Esta situação produz “danos humanos e materiais altíssimos”, disse Bento ao lembrar que “o hábito de lidar com as inundações foi se perdendo ao longo do tempo pelas gerações posteriores à conclusão de Cahora Bassa”. Paulo Zucula, diretor do Instituto Nacional de Gestão de Calamidades (INGC) de Moçambique, considera que no momento é preciso recorrer à ajuda internacional, apesar de o nível das águas continuar subindo e, por ora, ter aceito a ajuda das ONGs, “que têm um espaço” para atuar no processo.
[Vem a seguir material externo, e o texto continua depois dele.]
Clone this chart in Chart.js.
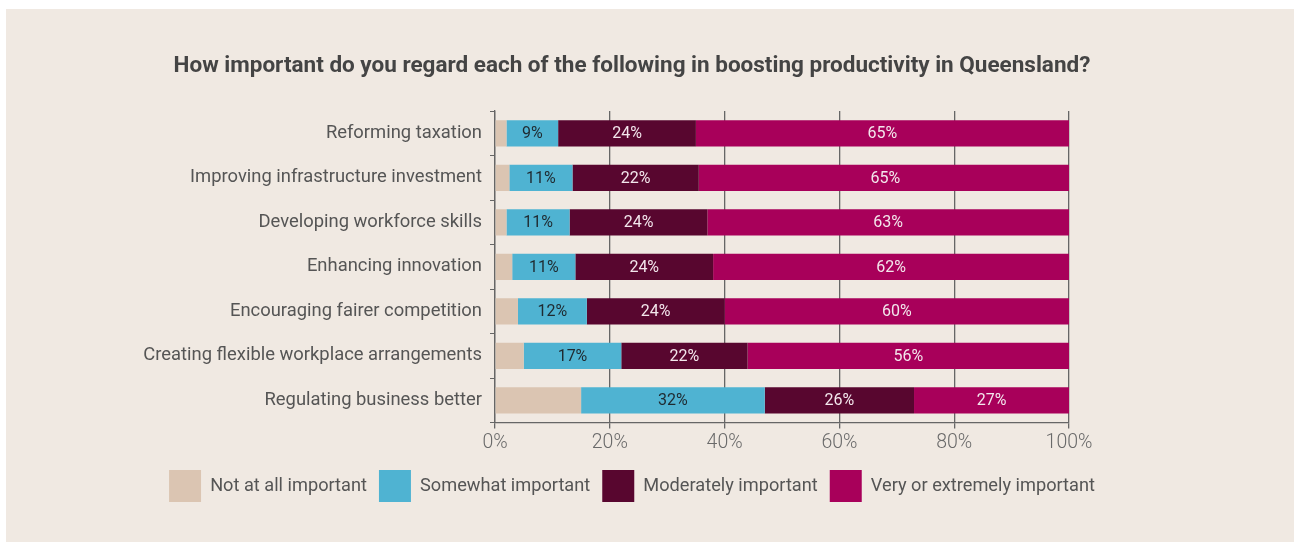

Entretanto, Zucula destacou que seu país não se opõem à idéia de pedir apoio internacional, “Mas somente recorreremos a essa possibilidade se esgotarmos nossa capacidade atual ainda é muito cedo para concluir isso”, disse a jornalistas portugueses presentes na ara. “Nossa aposta é a prevenção e mobilizamos todos os meios humanos, materiais e financeiros para atender a emergência”, ressaltou.